Jeff Henderson, a firefighter who lives near the burn site, said his house was filled with the smell of smoke in February when the developer burned the first round of trees.
“At some point, it is a health hazard,” he said. “It’s just not healthy to breathe that crap.”
Conservationists say the burning is “deeply concerning” because the area is part of Texas’ Blackland Prairie — an endangered ecoregion with only 1% of its original vegetation remaining, according to the World Wildlife Fund.
Other agencies estimate that only 0.1% remains, and the U.S. Nature Conservancy says it’s the most threatened ecology in North America for extinction.
“Every fragment is precious. Every acre is precious,” said environmental scientist Lorelei Stierlen, who is in charge of conservation and restoration for the Blackland Prairie Raptor Center in Lucas.
This isn’t the company’s first interaction with North Texans upset about land-clearing.
Don Huffines, who co-owns the company with his brother, is running for governor. Representatives from Huffines Communities and the Huffines campaign didn’t respond to requests for comment.
When the organization burned a second time in August, a resident contacted a Texas Commission on Environmental Quality investigator, who came out a few hours later and conducted an on-site air quality test.
The results were within the acceptable range for federal air quality standards — but just barely, according to reporting by KERA.
The agency cited Huffines Communities for an air-quality violation, the station reported. But TCEQ can’t regulate outdoor burning and fire safety — that’s the county’s job, a TCEQ spokesperson said.
Eventually, Huffines Communities stopped burning the pile of trees and used a wood chipper instead, according to KERA.

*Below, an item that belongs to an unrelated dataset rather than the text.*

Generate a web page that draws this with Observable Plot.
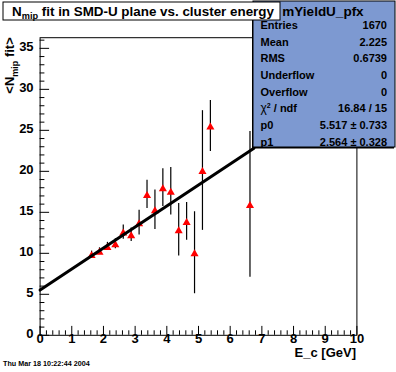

But the legal limbo of living in an unincorporated area left some residents asking: Who can regulate and put out the fire?
Who is in charge?
Residents contacted local fire authorities, the county commissioners court and TCEQ. They said that the burning is legal and that it’s not their job to regulate it.
Per state law, cities can ban outdoor burning and issue burn permits.
But it’s unclear who is in charge of regulating this in unincorporated county areas. Collin County officials say that it’s not their job to issue burn permits — and that state law doesn’t give them the authority to do so.
“We are statutorily unable to do what you have asked of us,” Collin County Judge Chris Hill wrote in an email to residents this summer.
As Texas’ population continues to boom, this might present challenges as developers build neighborhoods on county lands.
Henderson said his concern wasn’t about whether the county is allowed to stop the burning, or whether Huffines Communities’ actions were lawful.
“This is not about what’s legal or not. This is about being a good neighbor,” he said.
If the residents want policy change, they’ll need to contact state legislators, Hill said.